The Pirates, who dropped their season opener, 3-1, to Chaffey on Friday, solidified things defensively in their second contest, in which OCC managed just one shot on goal.
Sophomore goalkeeper Ryan Brown made eight saves, including six in the second half, to preserve the hosts’ first clean sheet of the campaign.
And the back line of sophomore center defenders Ty O’Connor and Mathew Ellis, as well as freshman outside backs Ervin Herrera and Taylor Kane, helped keep the Roadrunners (4-0-2) off the scoreboard for the first time all season.
Herrera played at Estancia High.
“We’ve definitely been giving up too many goals, so it was good that we got the shutout today,” OCC Assistant Coach Glenn Strachan said. “We were way better defensively and Ryan made some big-time saves for us. I thought everybody in the back was good, though [O’Connor] stood out.”
Brown seemed to be in the right place all afternoon, making a handful of stops on close-range shots by a Rio Hondo team that had scored 17 times in its first five games.
“I think we absolutely learned a lot today,” Brown said. “I think offensively, we still have to fix a few things. We didn’t play our best today, but I think we can learn a lot just by getting these results, which we feel are negative. I think it’s actually a good thing that we’re learning from these negative results, so we can end up making it a positive.”
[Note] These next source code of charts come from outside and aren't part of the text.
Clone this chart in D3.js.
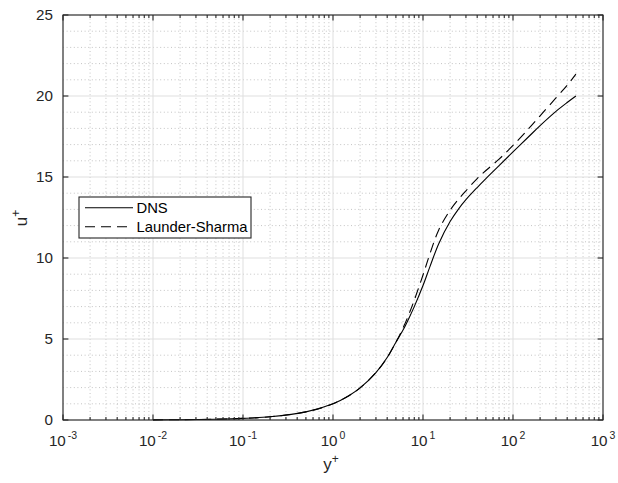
<!DOCTYPE html>
<html>
<head>
<meta charset="utf-8">
<script src="https://cdn.jsdelivr.net/npm/d3@7"></script>
<style>
  html, body { margin: 0; padding: 0; background: #fff; }
  svg { display: block; font-family: "Liberation Sans", Arial, Helvetica, sans-serif; }
</style>
</head>
<body>
<svg id="chart" width="618" height="483"></svg>
<script>
// ---- data ----
const yPlus = [0.01, 0.02, 0.05, 0.1, 0.2, 0.5, 1, 1.5, 2, 3, 4, 5, 6, 7, 8, 10, 12, 15, 20, 25, 30, 40, 50, 70, 100, 150, 200, 300, 400, 500];
const uDNS  = [0.01, 0.02, 0.05, 0.1, 0.2, 0.5, 1.0, 1.5, 1.98, 2.93, 3.86, 4.8, 5.55, 6.3, 7.0, 8.3, 9.5, 10.9, 12.25, 13.05, 13.6, 14.35, 14.9, 15.7, 16.55, 17.5, 18.17, 19.05, 19.6, 20.0];
const uLS   = [0.01, 0.02, 0.05, 0.1, 0.2, 0.5, 1.0, 1.5, 1.98, 2.93, 3.85, 4.8, 5.68, 6.55, 7.4, 8.95, 10.3, 11.75, 12.95, 13.65, 14.15, 14.9, 15.4, 16.1, 16.95, 18.0, 18.78, 19.88, 20.66, 21.35];
const seriesNames = ["DNS", "Launder-Sharma"];
const xTickExps = [-3, -2, -1, 0, 1, 2, 3];
const yTicks = [0, 5, 10, 15, 20, 25];
const xLabel = "y";
const yLabel = "u";

// ---- layout ----
const L = 63, R = 603, T = 15, B = 420;
const axisColor = "#262626";
const svg = d3.select("#chart");

const x = d3.scaleLog().domain([1e-3, 1e3]).range([L, R]);
const y = d3.scaleLinear().domain([0, 25]).range([B, T]);

const xMinor = [];
for (let e = -3; e < 3; e++) for (let m = 2; m <= 9; m++) xMinor.push(m * Math.pow(10, e));
const xMajor = xTickExps.map(e => Math.pow(10, e));
const yMinor = d3.range(0, 26).filter(v => v % 5 !== 0);

const grid = svg.append("g");
grid.selectAll(".xm").data(xMinor).join("line")
  .attr("x1", d => x(d)).attr("x2", d => x(d)).attr("y1", T).attr("y2", B)
  .attr("stroke", "#c4c4c4").attr("stroke-width", 1).attr("stroke-dasharray", "1,2.6");
grid.selectAll(".ym").data(yMinor).join("line")
  .attr("x1", L).attr("x2", R).attr("y1", d => y(d)).attr("y2", d => y(d))
  .attr("stroke", "#c4c4c4").attr("stroke-width", 1).attr("stroke-dasharray", "1,2.6");
grid.selectAll(".xM").data(xMajor).join("line")
  .attr("x1", d => x(d)).attr("x2", d => x(d)).attr("y1", T).attr("y2", B)
  .attr("stroke", "#dfdfdf").attr("stroke-width", 1);
grid.selectAll(".yM").data(yTicks).join("line")
  .attr("x1", L).attr("x2", R).attr("y1", d => y(d)).attr("y2", d => y(d))
  .attr("stroke", "#dfdfdf").attr("stroke-width", 1);

// ---- data lines ----
const pts = (arr) => yPlus.map((v, i) => [v, arr[i]]);
const line = d3.line().x(d => x(d[0])).y(d => y(d[1])).curve(d3.curveCatmullRom.alpha(0.5));
svg.append("path").attr("d", line(pts(uDNS)))
  .attr("fill", "none").attr("stroke", "#000").attr("stroke-width", 1.1);
svg.append("path").attr("d", line(pts(uLS)))
  .attr("fill", "none").attr("stroke", "#000").attr("stroke-width", 1.1)
  .attr("stroke-dasharray", "10,6");

// ---- axes (box + ticks) ----
const ax = svg.append("g").attr("stroke", axisColor).attr("stroke-width", 1.1);
ax.append("rect").attr("x", L).attr("y", T).attr("width", R - L).attr("height", B - T).attr("fill", "none");
const majLen = 5.4, minLen = 3;
xMinor.forEach(v => {
  ax.append("line").attr("x1", x(v)).attr("x2", x(v)).attr("y1", B).attr("y2", B - minLen);
  ax.append("line").attr("x1", x(v)).attr("x2", x(v)).attr("y1", T).attr("y2", T + minLen);
});
xMajor.forEach(v => {
  ax.append("line").attr("x1", x(v)).attr("x2", x(v)).attr("y1", B).attr("y2", B - majLen);
  ax.append("line").attr("x1", x(v)).attr("x2", x(v)).attr("y1", T).attr("y2", T + majLen);
});
yTicks.forEach(v => {
  ax.append("line").attr("x1", L).attr("x2", L + majLen).attr("y1", y(v)).attr("y2", y(v));
  ax.append("line").attr("x1", R).attr("x2", R - majLen).attr("y1", y(v)).attr("y2", y(v));
});

// ---- tick labels ----
const fs = 15.2;
svg.append("g").selectAll("text").data(yTicks).join("text")
  .attr("x", L - 10).attr("y", d => y(d)).attr("dy", "0.36em")
  .attr("text-anchor", "end").attr("font-size", fs).attr("fill", axisColor)
  .text(d => d);

const xl = svg.append("g").selectAll("text").data(xTickExps).join("text")
  .attr("x", d => x(Math.pow(10, d))).attr("y", 445.5)
  .attr("text-anchor", "middle").attr("font-size", fs).attr("fill", axisColor);
xl.append("tspan").text("10");
xl.append("tspan").attr("dx", 2).attr("dy", -7).attr("font-size", 10.5).text(d => d);

// ---- axis labels ----
const xt = svg.append("text").attr("x", 331).attr("y", 470)
  .attr("text-anchor", "middle").attr("font-size", 17).attr("fill", axisColor);
xt.append("tspan").text(xLabel);
xt.append("tspan").attr("dy", -7).attr("font-size", 12).text("+");

const yt = svg.append("text").attr("transform", "translate(27,218) rotate(-90)")
  .attr("text-anchor", "middle").attr("font-size", 17).attr("fill", axisColor);
yt.append("tspan").text(yLabel);
yt.append("tspan").attr("dy", -7).attr("font-size", 12).text("+");

// ---- legend ----
const lg = svg.append("g");
lg.append("rect").attr("x", 79).attr("y", 197).attr("width", 172).attr("height", 41)
  .attr("fill", "#fff").attr("stroke", axisColor).attr("stroke-width", 1.1);
const rows = [207.7, 226.7];
const dashes = [null, "10,6"];
seriesNames.forEach((name, i) => {
  lg.append("line").attr("x1", 85).attr("x2", 133).attr("y1", rows[i]).attr("y2", rows[i])
    .attr("stroke", "#000").attr("stroke-width", 1.1).attr("stroke-dasharray", dashes[i]);
  lg.append("text").attr("x", 136.5).attr("y", rows[i]).attr("dy", "0.36em")
    .attr("font-size", 14.8).attr("fill", "#000").text(name);
});
</script>
</body>
</html>
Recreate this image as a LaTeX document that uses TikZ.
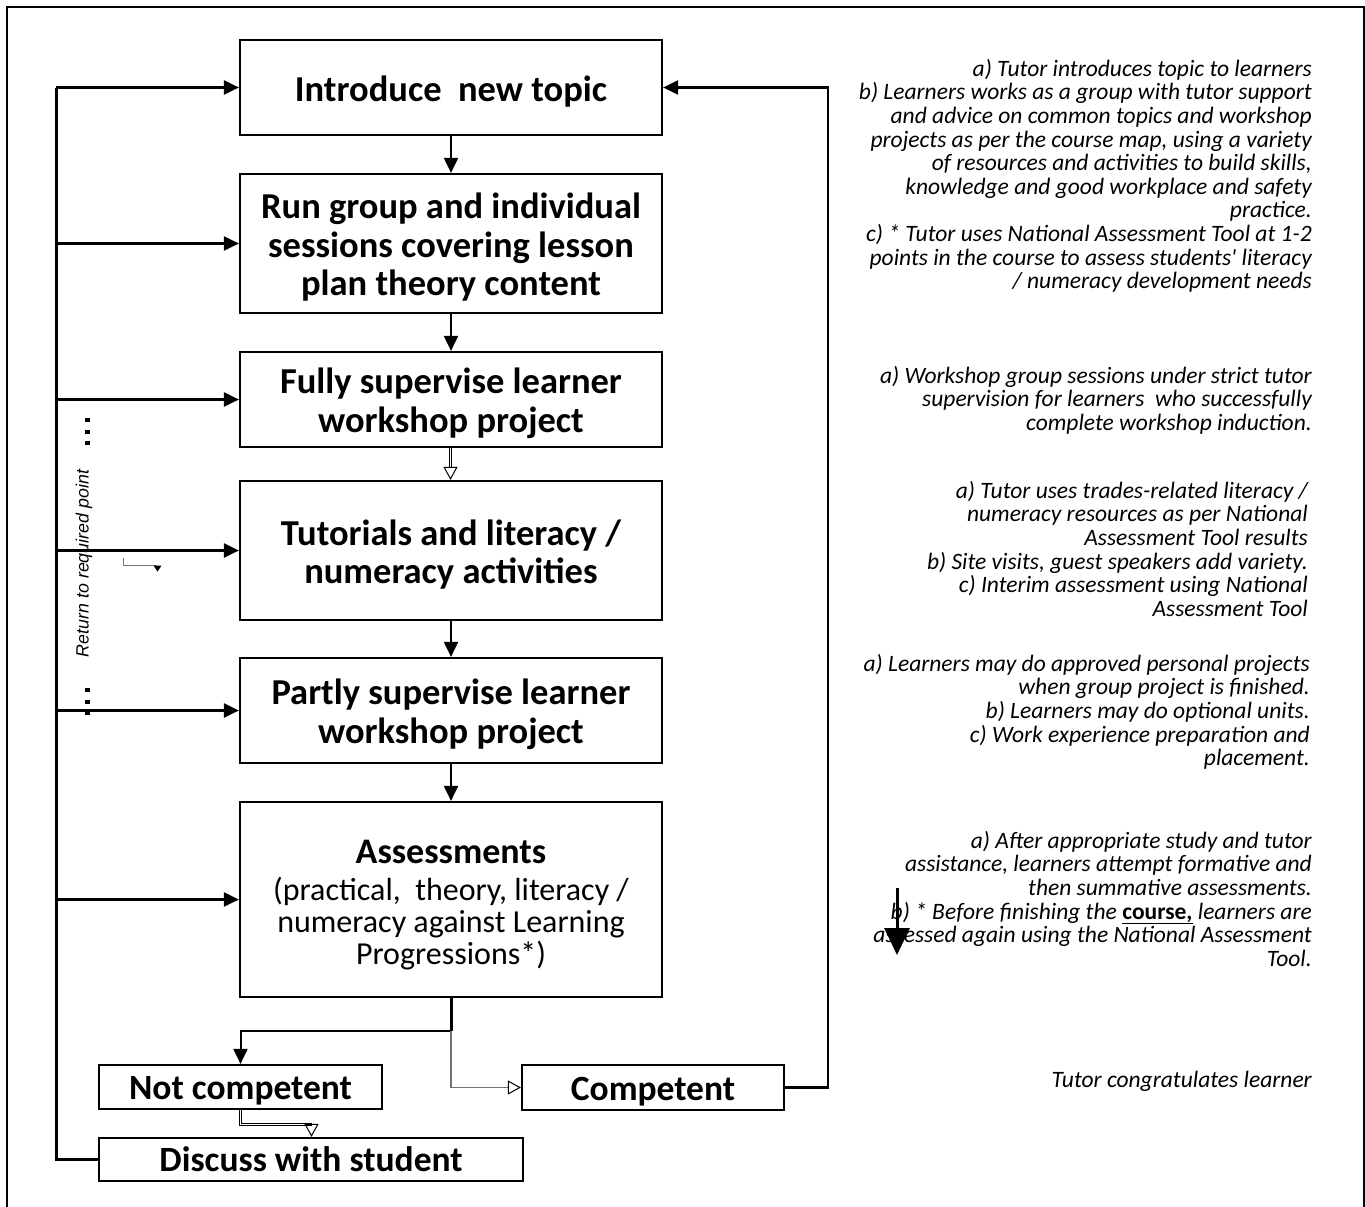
\documentclass[tikz,border=0pt]{standalone}
\usepackage{fontspec}
\setmainfont{Carlito}
\newfontfamily\labelfont{Liberation Sans}
\usetikzlibrary{arrows.meta}

\newcommand{\firstline}{\rule{0pt}{19pt}}
\newcommand{\padtop}[1]{\rule{0pt}{#1}}

\begin{document}
\begin{tikzpicture}[x=1pt,y=-1pt,
  stepbox/.style={draw, line width=2.2pt, inner sep=0pt, align=center,
    minimum width=422pt, font=\bfseries\fontsize{36.5}{38.5}\selectfont},
  smallbox/.style={draw, line width=2.2pt, inner sep=0pt, align=center,
    font=\bfseries\fontsize{35.5}{38.5}\selectfont},
  flow/.style={line width=2pt, -{Triangle[length=15pt,width=14pt]}},
  loopline/.style={line width=3pt},
  branch/.style={line width=2.4pt, -{Triangle[length=15pt,width=14pt]}},
  twin/.style={draw=white, line width=1pt, preaction={draw=black, line width=3pt}},
  hollowtip/.style={line width=1pt, -{Triangle[open,length=13pt,width=14pt]}},
  greyflow/.style={draw=black!55, line width=1.6pt,
    -{Triangle[open,length=13pt,width=14pt,line width=1pt,color=black]}},
  note/.style={anchor=north east, inner sep=0pt, align=right,
    font=\itshape\fontsize{23.5}{23.6}\selectfont},
]
\useasboundingbox (0,0) rectangle (1365,1207);

% page frame
\draw[line width=2.3pt] (7,1215) -- (7,7) -- (1364,7) -- (1364,1215);

% main sequence of steps
\node[stepbox, minimum height=95pt]  (intro)  at (451,87.5)  {\padtop{33pt}Introduce\ \ new topic};
\node[stepbox, minimum height=139pt] (run)    at (451,243.5) {\padtop{33pt}Run group and individual\\sessions covering lesson\\plan theory content};
\node[stepbox, minimum height=95pt]  (fully)  at (451,399.5) {\padtop{33pt}Fully supervise learner\\workshop project};
\node[stepbox, minimum height=139pt] (tut)    at (451,550.5) {\padtop{34pt}Tutorials and literacy /\\numeracy activities};
\node[stepbox, minimum height=105pt] (partly) at (451,710.5) {\padtop{33pt}Partly supervise learner\\workshop project};
\node[stepbox, minimum height=195pt, font=\mdseries\fontsize{32}{32}\selectfont] (assess) at (451,899.5)
  {{\bfseries\fontsize{36}{32}\selectfont\padtop{35pt}Assessments}\\[5pt](practical,\ \ theory, literacy /\\numeracy against Learning\\Progressions*)};

% outcomes
\node[smallbox, minimum width=283pt, minimum height=44pt] (notc) at (240.5,1087) {\padtop{31pt}Not competent};
\node[smallbox, minimum width=262pt, minimum height=45pt] (comp) at (653,1087.5) {\padtop{31pt}Competent};
\node[smallbox, minimum width=424pt, minimum height=43pt] (disc) at (311,1159.5) {Discuss with student};

% forward flow
\draw[flow] (intro.south) -- (run.north);
\draw[flow] (run.south) -- (fully.north);
\coordinate (ft) at (450.5,467);
\draw[twin] (ft |- fully.south) -- (ft);
\draw[hollowtip] (ft) -- (ft |- tut.north);
\draw[flow] (tut.south) -- (partly.north);
\draw[flow] (partly.south) -- (assess.north);

% result split
\coordinate (split) at (451,1031);
\draw[line width=3pt] (assess.south) -- (split);
\draw[flow] (split) -| (notc.north);
\draw[greyflow] (split) |- (comp.west);
\coordinate (nbend) at (240.5,1124.5);
\coordinate (dtop) at (311.5,1124.5);
\draw[twin] (nbend |- notc.south) -- (nbend) -- (dtop);
\draw[hollowtip] (dtop) -- (dtop |- disc.north);

% competent: back to a new topic
\coordinate (rt) at (828,87.5);
\draw[branch] (comp.east) -| (rt) -- (intro.east);

% not competent: return to required point
\coordinate (lt) at (56,87.5);
\draw[loopline] (disc.west) -| (lt);
\draw[branch] (lt) -- (intro.west);
\foreach \b in {run,fully,tut,partly,assess}
  \draw[branch] (lt |- \b.west) -- (\b.west);

\node[rotate=90, inner sep=0pt, font=\labelfont\itshape\fontsize{17.8}{20}\selectfont] (ret) at (84,563.5) {Return to required point};
\foreach \y in {420,431.5,443,690,701.5,713}
  \fill (85,\y-2) rectangle (89.5,\y+2);
\draw[black!55, line width=0.9pt] (123,558) -- (123,565) -- (157,565);
\fill (153.5,565.5) -- (161.5,565.5) -- (157.5,571.5) -- cycle;

% notes beside the steps
\node[note] (n1) at (1312,57) {\firstline a) Tutor introduces topic to learners\\
b) Learners works as a group with tutor support\\
and advice on common topics and workshop\\
projects as per the course map, using a variety\\
of resources and activities to build skills,\\
knowledge and good workplace and safety\\
practice.\\
c) * Tutor uses National Assessment Tool at 1-2\\
points in the course to assess students\textquotesingle\ literacy\\
/ numeracy development needs};

\node[note] (n2) at (1312,364) {\firstline a) Workshop group sessions under strict tutor\\
supervision for learners\ \ who successfully\\
complete workshop induction.\ };

\node[note] (n3) at (1308,479) {\firstline a) Tutor uses trades-related literacy /\\
numeracy resources as per National\\
Assessment Tool results\\
b) Site visits, guest speakers add variety.\\
c) Interim assessment using National\\
Assessment Tool};

\node[note] (n4) at (1310,652) {\firstline a) Learners may do approved personal projects\\
when group project is finished.\\
b) Learners may do optional units.\\
c) Work experience preparation and\\
placement.};

\node[note] (n5) at (1312,829) {\firstline a) After appropriate study and tutor\\
assistance, learners attempt formative and\\
then summative assessments.\\
b) * Before finishing the \underline{\textbf{\upshape course,}} learners are\\
assessed again using the National Assessment\\
Tool.};

\node[note] (n6) at (1312,1068) {\firstline Tutor congratulates learner};

\coordinate (na) at (897,888);
\coordinate (nb) at (897,955);
\draw[line width=3pt, -{Triangle[length=27pt,width=25pt]}] (na) -- (nb);

\end{tikzpicture}
\end{document}
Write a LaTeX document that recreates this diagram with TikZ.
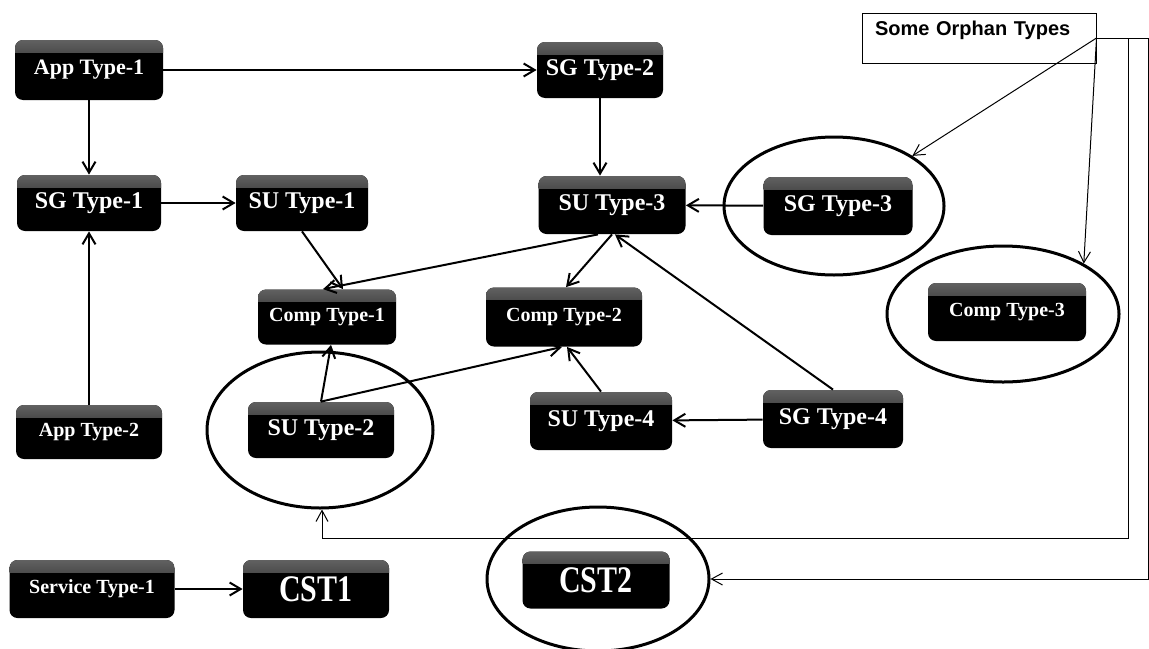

There is a lot of positivity around this OCC team, which Strachan and Brown said represents a strong collection of individual skill.
“It’s a very talented team that has the makings to be good,” Strachan said. “We just need to put it all together.”
Putting things together offensively proved challenging for the Pirates, who had just one of its five shots after halftime.
The best scoring chance for the hosts (0-1-1) came in the 31st minute, when freshman forward Peter Marquez, a Costa Mesa High product, went parallel to the turf to head a cross off the crossbar from about 15 yards out.
OCC sophomore forward Curtis Taniguchi’s blast from the top of the box was deflected wide in the final moments.
“We have to clean things up, offensively,” Strachan said. “But we were way better defensively [than Friday] and we gave [the Roadrunners] a run for their money. I don’t think we were at our best and yet I think we played a pretty good team that hasn’t lost, to a scoreless tie.”
Brown, a captain, contributes more that just stopping shots. He barked out direction to his teammates to orchestrate the defense, as well as some offensive flow during the contest.
“I just try to bail out the defense as much as I can by using my feet and coming out with my hands,” Brown said. “I try to organize the defense as much as I can so the other team can’t break though us easily. I think I made an adjustment [from Friday] by talking more today and keeping us organized.
“Today was all about positioning for me. I never had to make that big-time save, but I think it was a matter of me shuffling to the right spot and getting in position to be there for the save.”
OCC will attempt to position itself for its first win on Tuesday, when it plays host to Long Beach at 7 p.m.